SET EXERCISE ::
Without any pictures, restate the lines from the one containing "Generate a web" to the one containing "const yTicks = [0.3,0.4,0.5,0.6,0.7,0.8];", word for word, ends included.

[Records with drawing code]

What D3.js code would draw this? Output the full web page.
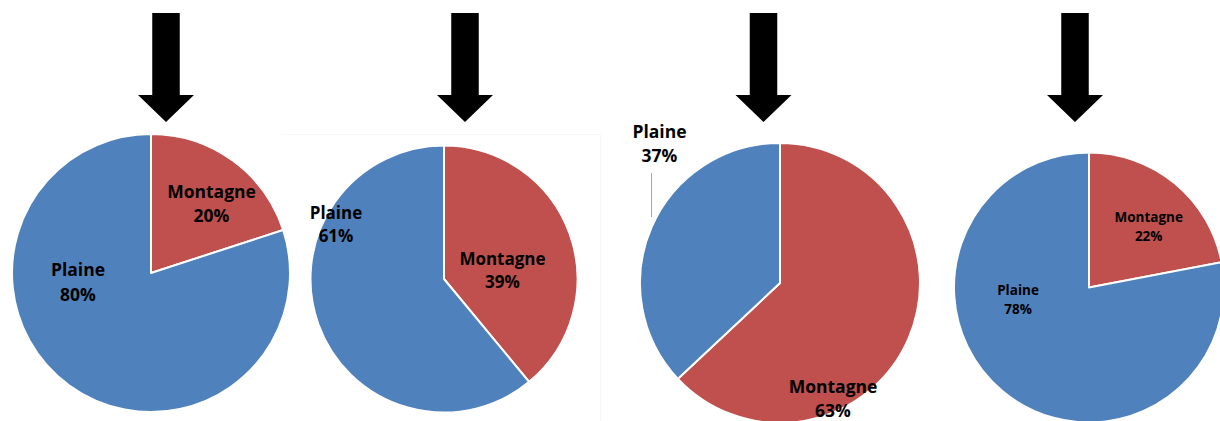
<!DOCTYPE html>
<html>
<head>
<meta charset="utf-8">
<script src="https://cdn.jsdelivr.net/npm/d3@7"></script>
<style>
  html, body { margin: 0; padding: 0; background: #fff; }
  svg { display: block; }
</style>
</head>
<body>
<svg id="chart" width="1220" height="421"></svg>
<script>
// ---- data ----
const categories = ["Montagne", "Plaine"];
const montagne = [20, 39, 63, 22];
const plaine = [80, 61, 37, 78];
const colors = ["#C0504D", "#4F81BD"];

// ---- layout (positions / sizes only) ----
const pieLayout = [
  { cx: 151, cy: 273, r: 139, font: 17.5, lh: 24.5,
    labels: [{ dx: 60.5, dy: -75.5 }, { dx: -73, dy: 3 }] },
  { cx: 444, cy: 279, r: 133.5, font: 17, lh: 23,
    labels: [{ dx: 58.5, dy: -14 }, { dx: -108, dy: -60 }] },
  { cx: 780, cy: 283, r: 140, font: 17.5, lh: 24,
    labels: [{ dx: 53, dy: 110 }, { dx: -120.5, dy: -145 }] },
  { cx: 1089, cy: 287.5, r: 135, font: 13.5, lh: 19,
    labels: [{ dx: 59.7, dy: -65.5 }, { dx: -71, dy: 7 }] }
];
const arrowX = [166, 465, 763.5, 1075];
const arrow = { shaftW: 27.5, headW: 56, top: 13, headTop: 95, tip: 122 };

const svg = d3.select("#chart");

// faint frame of the second chart
svg.append("path")
  .attr("d", "M281,134.5 H600.5 V421")
  .attr("fill", "none").attr("stroke", "#f7f7f7").attr("stroke-width", 1);

const pie = d3.pie().sort(null).value(d => d.value);
const color = d3.scaleOrdinal().domain(categories).range(colors);

pieLayout.forEach((L, i) => {
  const data = [
    { name: categories[0], value: montagne[i] },
    { name: categories[1], value: plaine[i] }
  ];
  const arcs = pie(data);
  const arc = d3.arc().innerRadius(0).outerRadius(L.r);
  const g = svg.append("g").attr("transform", `translate(${L.cx},${L.cy})`);

  g.selectAll("path.slice").data(arcs).join("path")
    .attr("class", "slice")
    .attr("d", arc)
    .attr("fill", d => color(d.data.name))
    .attr("stroke", "#fff")
    .attr("stroke-width", 2)
    .attr("stroke-linejoin", "round");

  // leader line for pie 3's Plaine label
  if (i === 2) {
    g.append("line")
      .attr("x1", -128.5).attr("x2", -128.5)
      .attr("y1", -110).attr("y2", -66)
      .attr("stroke", "#a6a6a6").attr("stroke-width", 1);
  }

  arcs.forEach((a, k) => {
    const p = L.labels[k];
    const t = g.append("text")
      .attr("x", p.dx).attr("y", p.dy)
      .attr("text-anchor", "middle")
      .attr("font-family", "'Open Sans', 'Noto Sans', sans-serif")
      .attr("font-weight", "bold")
      .attr("font-size", L.font)
      .attr("fill", "#000");
    t.append("tspan").attr("x", p.dx).text(a.data.name);
    t.append("tspan").attr("x", p.dx).attr("dy", L.lh)
      .text(Math.round(a.data.value) + "%");
  });
});

// arrows
const arrowPath = x => {
  const s = arrow.shaftW / 2, h = arrow.headW / 2;
  return `M${x - s},${arrow.top} H${x + s} V${arrow.headTop} H${x + h} L${x},${arrow.tip} L${x - h},${arrow.headTop} H${x - s} Z`;
};
svg.selectAll("path.arrow").data(arrowX).join("path")
  .attr("class", "arrow")
  .attr("d", d => arrowPath(d))
  .attr("fill", "#000");
</script>
</body>
</html>
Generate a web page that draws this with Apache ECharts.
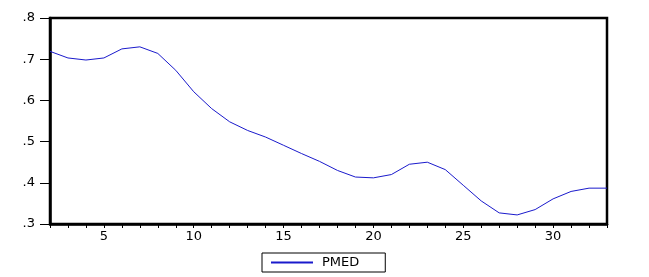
<!DOCTYPE html>
<html>
<head>
<meta charset="utf-8">
<script src="https://cdn.jsdelivr.net/npm/echarts@6/dist/echarts.min.js"></script>
<style>
html,body{margin:0;padding:0;background:#fff;}
#chart{width:649px;height:277px;}
</style>
</head>
<body>
<div id="chart"></div>
<script>
const periods = [2,3,4,5,6,7,8,9,10,11,12,13,14,15,16,17,18,19,20,21,22,23,24,25,26,27,28,29,30,31,32,33];
const pmed = [0.719,0.703,0.698,0.703,0.725,0.730,0.714,0.673,0.621,0.580,0.548,0.527,0.511,0.491,0.471,0.452,0.430,0.414,0.412,0.420,0.445,0.450,0.432,0.394,0.356,0.327,0.322,0.335,0.361,0.379,0.387,0.387];
const seriesName = 'PMED';
const yTicks = [0.3,0.4,0.5,0.6,0.7,0.8];

const chart = echarts.init(document.getElementById('chart'), null, {renderer:'canvas'});
const font = 'DejaVu Sans';
chart.setOption({
  animation:false,
  backgroundColor:'#fff',
  grid:{left:50,right:42,top:18,bottom:53,show:true,borderColor:'#000',borderWidth:2.5,backgroundColor:'transparent'},
  legend:{
    data:[seriesName], left:262, top:253,
    borderColor:'#000', borderWidth:1, borderRadius:0,
    padding:[3,26,3,9],
    itemWidth:42, itemHeight:2, icon:'rect',
    textStyle:{fontFamily:font,fontSize:13,color:'#000',padding:[0,0,0,4]}
  },
  xAxis:{
    type:'value', min:2, max:33, interval:1,
    axisLine:{show:true,lineStyle:{color:'#000',width:2.5}},
    axisTick:{show:true,length:4,lineStyle:{color:'#000',width:1}},
    axisLabel:{fontFamily:font,fontSize:13,color:'#000',margin:6,
      formatter:function(v){return v%5===0?String(v):'';}},
    splitLine:{show:false}
  },
  yAxis:{
    type:'value', min:yTicks[0], max:yTicks[yTicks.length-1], interval:0.1,
    axisLine:{show:true,lineStyle:{color:'#000',width:2.5}},
    axisTick:{show:true,length:10,lineStyle:{color:'#000',width:1}},
    axisLabel:{fontFamily:font,fontSize:13,color:'#000',margin:15,
      formatter:function(v){return v.toFixed(1).replace(/^0/,'');}},
    splitLine:{show:false}
  },
  series:[{
    name:seriesName, type:'line', symbol:'none',
    data:periods.map((p,i)=>[p,pmed[i]]),
    lineStyle:{color:'#1a1acc',width:1},
    itemStyle:{color:'#1a1acc'}
  }]
});
</script>
</body>
</html>
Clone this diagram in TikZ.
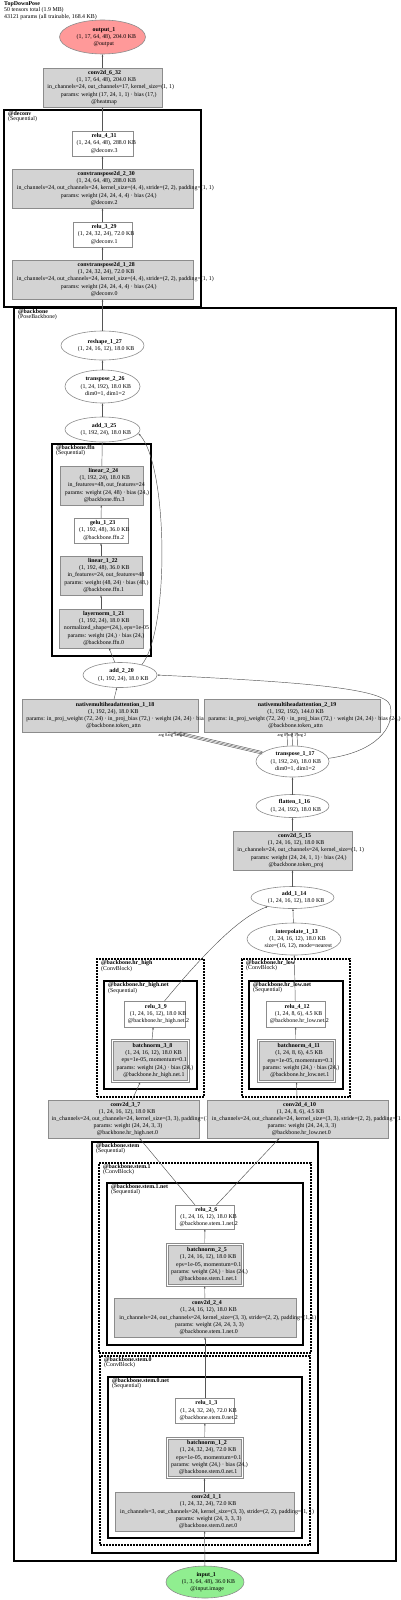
\documentclass[tikz,border=0pt]{standalone}
\usepackage{fontspec}
\setmainfont{Liberation Serif}
\usetikzlibrary{shapes.geometric,arrows.meta}
\definecolor{boxfill}{HTML}{D3D3D3}
\definecolor{boxline}{HTML}{8C8C8C}
\definecolor{outfill}{HTML}{FF9999}
\definecolor{infill}{HTML}{90EE90}
\definecolor{edgecol}{HTML}{555555}
\newcommand{\gl}[1]{\setbox0=\hbox{#1}\hspace*{0.13\wd0}\box0}
\newcommand{\gnode}[7]{\node[#1, minimum width=#5pt, minimum height=#6pt] (#2) at (#3,#4) {};
  \node[lbl] (#2t) at (#2.center) {#7};}
\newcommand{\bnode}[6]{\node[bnouter, minimum width=#4pt, minimum height=#5pt] (#1) at (#2,#3) {};
  \draw[nbox] ([xshift=2pt,yshift=2pt]#1.south west) rectangle ([xshift=-2pt,yshift=-2pt]#1.north east);
  \node[lbl] (#1t) at (#1.center) {#6};}
\newcommand{\gclus}[8]{\node[#1, anchor=north west, minimum width=#5pt, minimum height=#6pt] (#2) at (#3,#4) {};
  \node[clbl] (#2t) at ([xshift=4pt,yshift=-1.2pt]#2.north west) {\textbf{#7}\\#8};}
\begin{document}
\begin{tikzpicture}[x=1pt,y=-1pt,
  nbox/.style={rectangle, draw=boxline, fill=boxfill, line width=0.6pt, inner sep=0pt, outer sep=0pt},
  wbox/.style={nbox, fill=white},
  bnouter/.style={rectangle, draw=boxline, fill=white, line width=0.6pt, inner sep=0pt, outer sep=0pt},
  ell/.style={ellipse, draw=boxline, fill=white, line width=0.6pt, inner sep=0pt, outer sep=0pt},
  lbl/.style={align=center, inner sep=0pt, font=\fontsize{5.9}{7.2}\selectfont},
  clus/.style={rectangle, draw=black, line width=1.6pt, inner sep=0pt, outer sep=0pt},
  dclus/.style={clus, line width=1.5pt, dash pattern=on 2pt off 1pt},
  clbl/.style={anchor=north west, align=left, inner sep=0pt, font=\fontsize{5.9}{5.3}\selectfont},
  conn/.style={draw=edgecol, line width=0.45pt, -{Latex[length=2.4pt,width=1.8pt]}},
  alabel/.style={inner sep=0pt, font=\fontsize{4.3}{4.5}\selectfont}
]
\useasboundingbox (0,0) rectangle (400,1600);

% header
\node[clbl] (title) at (4,1.5) {\textbf{TopDownPose}\\50 tensors total (1.9 MB)\\43121 params (all trainable, 168.4 KB)};

% clusters
\gclus{clus}{deconv}{4}{110}{197}{197}{@deconv}{(Sequential)}
\gclus{clus}{backbone}{14}{308}{382}{1253}{@backbone}{(PoseBackbone)}
\gclus{clus}{ffn}{52}{444}{99}{212}{@backbone.ffn}{(Sequential)}
\gclus{dclus}{hrhigh}{97}{959}{107}{138}{@backbone.hr\_high}{(ConvBlock)}
\gclus{clus}{hrhighnet}{104}{981}{93}{108}{@backbone.hr\_high.net}{(Sequential)}
\gclus{dclus}{hrlow}{242}{959}{108}{138}{@backbone.hr\_low}{(ConvBlock)}
\gclus{clus}{hrlownet}{249}{981}{94}{108}{@backbone.hr\_low.net}{(Sequential)}
\gclus{clus}{stem}{92}{1142}{226}{411}{@backbone.stem}{(Sequential)}
\gclus{dclus}{stemone}{99}{1163}{212}{190}{@backbone.stem.1}{(ConvBlock)}
\gclus{clus}{stemonenet}{107}{1183}{196}{162}{@backbone.stem.1.net}{(Sequential)}
\gclus{dclus}{stemzero}{100}{1356}{210}{189}{@backbone.stem.0}{(ConvBlock)}
\gclus{clus}{stemzeronet}{108}{1377}{194}{161}{@backbone.stem.0.net}{(Sequential)}

% nodes
\gnode{ell, fill=outfill}{out}{102.5}{37}{86}{34}{\gl{\textbf{output\_1}}\\\gl{(1, 17, 64, 48), 204.0 KB}\\\gl{@output}}
\gnode{nbox}{c632}{102.5}{87.5}{119}{39}{\gl{\textbf{conv2d\_6\_32}}\\\gl{(1, 17, 64, 48), 204.0 KB}\\\gl{in\_channels=24, out\_channels=17, kernel\_size=(1, 1)}\\\gl{params: weight (17, 24, 1, 1) · bias (17,)}\\\gl{@heatmap}}
\gnode{wbox}{r431}{102.5}{143.5}{61}{25}{\gl{\textbf{relu\_4\_31}}\\\gl{(1, 24, 64, 48), 288.0 KB}\\\gl{@deconv.3}}
\gnode{nbox}{ct230}{102.5}{188.5}{181}{39}{\gl{\textbf{convtranspose2d\_2\_30}}\\\gl{(1, 24, 64, 48), 288.0 KB}\\\gl{in\_channels=24, out\_channels=24, kernel\_size=(4, 4), stride=(2, 2), padding=(1, 1)}\\\gl{params: weight (24, 24, 4, 4) · bias (24,)}\\\gl{@deconv.2}}
\gnode{wbox}{r329}{102.5}{234.5}{59}{25}{\gl{\textbf{relu\_3\_29}}\\\gl{(1, 24, 32, 24), 72.0 KB}\\\gl{@deconv.1}}
\gnode{nbox}{ct128}{102.5}{279.5}{181}{39}{\gl{\textbf{convtranspose2d\_1\_28}}\\\gl{(1, 24, 32, 24), 72.0 KB}\\\gl{in\_channels=24, out\_channels=24, kernel\_size=(4, 4), stride=(2, 2), padding=(1, 1)}\\\gl{params: weight (24, 24, 4, 4) · bias (24,)}\\\gl{@deconv.0}}
\gnode{ell}{rs127}{102.5}{345.5}{83}{29}{\gl{\textbf{reshape\_1\_27}}\\\gl{(1, 24, 16, 12), 18.0 KB}}
\gnode{ell}{tp226}{102.5}{386.5}{75}{33}{\gl{\textbf{transpose\_2\_26}}\\\gl{(1, 24, 192), 18.0 KB}\\\gl{dim0=1, dim1=2}}
\gnode{ell}{ad325}{102.5}{429.5}{75}{25}{\gl{\textbf{add\_3\_25}}\\\gl{(1, 192, 24), 18.0 KB}}
\gnode{nbox}{l224}{101.5}{485.5}{83}{39}{\gl{\textbf{linear\_2\_24}}\\\gl{(1, 192, 24), 18.0 KB}\\\gl{in\_features=48, out\_features=24}\\\gl{params: weight (24, 48) · bias (24,)}\\\gl{@backbone.ffn.3}}
\gnode{wbox}{g123}{101}{530.5}{54}{25}{\gl{\textbf{gelu\_1\_23}}\\\gl{(1, 192, 48), 36.0 KB}\\\gl{@backbone.ffn.2}}
\gnode{nbox}{l122}{101}{575.5}{82}{39}{\gl{\textbf{linear\_1\_22}}\\\gl{(1, 192, 48), 36.0 KB}\\\gl{in\_features=24, out\_features=48}\\\gl{params: weight (48, 24) · bias (48,)}\\\gl{@backbone.ffn.1}}
\gnode{nbox}{ln121}{101}{628.5}{84}{39}{\gl{\textbf{layernorm\_1\_21}}\\\gl{(1, 192, 24), 18.0 KB}\\\gl{normalized\_shape=(24,), eps=1e-05}\\\gl{params: weight (24,) · bias (24,)}\\\gl{@backbone.ffn.0}}
\gnode{ell}{ad220}{120}{675}{74}{25}{\gl{\textbf{add\_2\_20}}\\\gl{(1, 192, 24), 18.0 KB}}
\gnode{nbox}{m118}{110}{715.5}{176}{33}{\gl{\textbf{nativemultiheadattention\_1\_18}}\\\gl{(1, 192, 24), 18.0 KB}\\\gl{params: in\_proj\_weight (72, 24) · in\_proj\_bias (72,) · weight (24, 24) · bias (24,)}\\\gl{@backbone.token\_attn}}
\gnode{nbox}{m219}{292}{715.5}{176}{33}{\gl{\textbf{nativemultiheadattention\_2\_19}}\\\gl{(1, 192, 192), 144.0 KB}\\\gl{params: in\_proj\_weight (72, 24) · in\_proj\_bias (72,) · weight (24, 24) · bias (24,)}\\\gl{@backbone.token\_attn}}
\gnode{ell}{tp117}{292.5}{761.5}{73}{31}{\gl{\textbf{transpose\_1\_17}}\\\gl{(1, 192, 24), 18.0 KB}\\\gl{dim0=1, dim1=2}}
\gnode{ell}{fl116}{292.5}{806}{73}{23}{\gl{\textbf{flatten\_1\_16}}\\\gl{(1, 24, 192), 18.0 KB}}
\gnode{nbox}{c515}{292.5}{850.5}{119}{39}{\gl{\textbf{conv2d\_5\_15}}\\\gl{(1, 24, 16, 12), 18.0 KB}\\\gl{in\_channels=24, out\_channels=24, kernel\_size=(1, 1)}\\\gl{params: weight (24, 24, 1, 1) · bias (24,)}\\\gl{@backbone.token\_proj}}
\gnode{ell}{ad114}{292.5}{897.5}{83}{22}{\gl{\textbf{add\_1\_14}}\\\gl{(1, 24, 16, 12), 18.0 KB}}
\gnode{ell}{ip113}{294}{939}{94}{32}{\gl{\textbf{interpolate\_1\_13}}\\\gl{(1, 24, 16, 12), 18.0 KB}\\\gl{size=(16, 12), mode=nearest}}
\gnode{wbox}{r39}{154.5}{1014}{61}{26}{\gl{\textbf{relu\_3\_9}}\\\gl{(1, 24, 16, 12), 18.0 KB}\\\gl{@backbone.hr\_high.net.2}}
\bnode{bn38}{150}{1060.5}{78}{43}{\gl{\textbf{batchnorm\_3\_8}}\\\gl{(1, 24, 16, 12), 18.0 KB}\\\gl{eps=1e-05, momentum=0.1}\\\gl{params: weight (24,) · bias (24,)}\\\gl{@backbone.hr\_high.net.1}}
\gnode{wbox}{r412}{295.5}{1014}{59}{26}{\gl{\textbf{relu\_4\_12}}\\\gl{(1, 24, 8, 6), 4.5 KB}\\\gl{@backbone.hr\_low.net.2}}
\bnode{bn411}{296}{1060.5}{78}{43}{\gl{\textbf{batchnorm\_4\_11}}\\\gl{(1, 24, 8, 6), 4.5 KB}\\\gl{eps=1e-05, momentum=0.1}\\\gl{params: weight (24,) · bias (24,)}\\\gl{@backbone.hr\_low.net.1}}
\gnode{nbox}{c37}{123.5}{1119}{151}{38}{\gl{\textbf{conv2d\_3\_7}}\\\gl{(1, 24, 16, 12), 18.0 KB}\\\gl{in\_channels=24, out\_channels=24, kernel\_size=(3, 3), padding=(1, 1)}\\\gl{params: weight (24, 24, 3, 3)}\\\gl{@backbone.hr\_high.net.0}}
\gnode{nbox}{c410}{297.5}{1119}{181}{38}{\gl{\textbf{conv2d\_4\_10}}\\\gl{(1, 24, 8, 6), 4.5 KB}\\\gl{in\_channels=24, out\_channels=24, kernel\_size=(3, 3), stride=(2, 2), padding=(1, 1)}\\\gl{params: weight (24, 24, 3, 3)}\\\gl{@backbone.hr\_low.net.0}}
\gnode{wbox}{r26}{205}{1217}{59}{24}{\gl{\textbf{relu\_2\_6}}\\\gl{(1, 24, 16, 12), 18.0 KB}\\\gl{@backbone.stem.1.net.2}}
\bnode{bn25}{204.5}{1264.5}{77}{43}{\gl{\textbf{batchnorm\_2\_5}}\\\gl{(1, 24, 16, 12), 18.0 KB}\\\gl{eps=1e-05, momentum=0.1}\\\gl{params: weight (24,) · bias (24,)}\\\gl{@backbone.stem.1.net.1}}
\gnode{nbox}{c24}{205}{1317.5}{182}{39}{\gl{\textbf{conv2d\_2\_4}}\\\gl{(1, 24, 16, 12), 18.0 KB}\\\gl{in\_channels=24, out\_channels=24, kernel\_size=(3, 3), stride=(2, 2), padding=(1, 1)}\\\gl{params: weight (24, 24, 3, 3)}\\\gl{@backbone.stem.1.net.0}}
\gnode{wbox}{r13}{205}{1410.5}{59}{25}{\gl{\textbf{relu\_1\_3}}\\\gl{(1, 24, 32, 24), 72.0 KB}\\\gl{@backbone.stem.0.net.2}}
\bnode{bn12}{204.5}{1457.5}{77}{41}{\gl{\textbf{batchnorm\_1\_2}}\\\gl{(1, 24, 32, 24), 72.0 KB}\\\gl{eps=1e-05, momentum=0.1}\\\gl{params: weight (24,) · bias (24,)}\\\gl{@backbone.stem.0.net.1}}
\gnode{nbox}{c11}{204.5}{1511.5}{179}{39}{\gl{\textbf{conv2d\_1\_1}}\\\gl{(1, 24, 32, 24), 72.0 KB}\\\gl{in\_channels=3, out\_channels=24, kernel\_size=(3, 3), stride=(2, 2), padding=(1, 1)}\\\gl{params: weight (24, 3, 3, 3)}\\\gl{@backbone.stem.0.net.0}}
\gnode{ell, fill=infill}{inp}{205}{1582}{78}{32}{\gl{\textbf{input\_1}}\\\gl{(1, 3, 64, 48), 36.0 KB}\\\gl{@input.image}}

% edges
\draw[conn] (c632) -- (out);
\draw[conn] (r431) -- (c632);
\draw[conn] (ct230) -- (r431);
\draw[conn] (r329) -- (ct230);
\draw[conn] (ct128) -- (r329);
\draw[conn] (rs127) -- (ct128);
\draw[conn] (tp226) -- (rs127);
\draw[conn] (ad325) -- (tp226);
\draw[conn] (l224) -- (ad325);
\draw[conn] (g123) -- (l224);
\draw[conn] (l122) -- (g123);
\draw[conn] (ln121) -- (l122);
\draw[conn] (ad220) -- (ln121);
\draw[conn] (ad220.25) .. controls (170,630) and (168,465) .. (ad325.-6);
\draw[conn] (m118) -- (ad220);
\draw[conn] (tp117.5) .. controls (375,752) and (396,728) .. (390,705) .. controls (384,688) and (300,682) .. (ad220.east);
\foreach \s/\e in {-1.3/57.1, 0/63, 1.3/68.9}
  \draw[conn] ([yshift=\s pt]tp117.164) -- ([xshift=\e pt]m118.south);
\foreach \s in {-5,0,5}
  \draw[conn] ([xshift=\s pt]tp117.north) -- ([xshift=\s pt]m219.south);
\node[alabel] (la0) at (163,735.5) {arg 0};
\node[alabel] (la1) at (172,735.5) {arg 1};
\node[alabel] (la2) at (181,735.5) {arg 2};
\node[alabel] (lb0) at (282,735.5) {arg 0};
\node[alabel] (lb1) at (292,735.5) {arg 1};
\node[alabel] (lb2) at (302,735.5) {arg 2};
\draw[conn] (fl116) -- (tp117);
\draw[conn] (c515) -- (fl116);
\draw[conn] (ad114) -- (c515);
\draw[conn] (ip113) -- (ad114);
\draw[conn] ([xshift=10pt]r39.north) .. controls (215,940) and (245,915) .. (ad114.200);
\draw[conn] (r412) -- (ip113);
\draw[conn] (bn38) -- (r39);
\draw[conn] (c37) -- (bn38);
\draw[conn] (bn411) -- (r412);
\draw[conn] (c410) -- (bn411);
\draw[conn] (r26) -- (c37);
\draw[conn] (r26) -- (c410);
\draw[conn] (bn25) -- (r26);
\draw[conn] (c24) -- (bn25);
\draw[conn] (r13) -- (c24);
\draw[conn] (bn12) -- (r13);
\draw[conn] (c11) -- (bn12);
\draw[conn] (inp) -- (c11);
\end{tikzpicture}
\end{document}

RESULT BELOW ::
Generate a web page that draws this with Apache ECharts.
<!DOCTYPE html>
<html>
<head>
<meta charset="utf-8">
<script src="https://cdn.jsdelivr.net/npm/echarts@6/dist/echarts.min.js"></script>
<style>
html,body{margin:0;padding:0;background:#fff;}
#chart{width:649px;height:277px;}
</style>
</head>
<body>
<div id="chart"></div>
<script>
const periods = [2,3,4,5,6,7,8,9,10,11,12,13,14,15,16,17,18,19,20,21,22,23,24,25,26,27,28,29,30,31,32,33];
const pmed = [0.719,0.703,0.698,0.703,0.725,0.730,0.714,0.673,0.621,0.580,0.548,0.527,0.511,0.491,0.471,0.452,0.430,0.414,0.412,0.420,0.445,0.450,0.432,0.394,0.356,0.327,0.322,0.335,0.361,0.379,0.387,0.387];
const seriesName = 'PMED';
const yTicks = [0.3,0.4,0.5,0.6,0.7,0.8];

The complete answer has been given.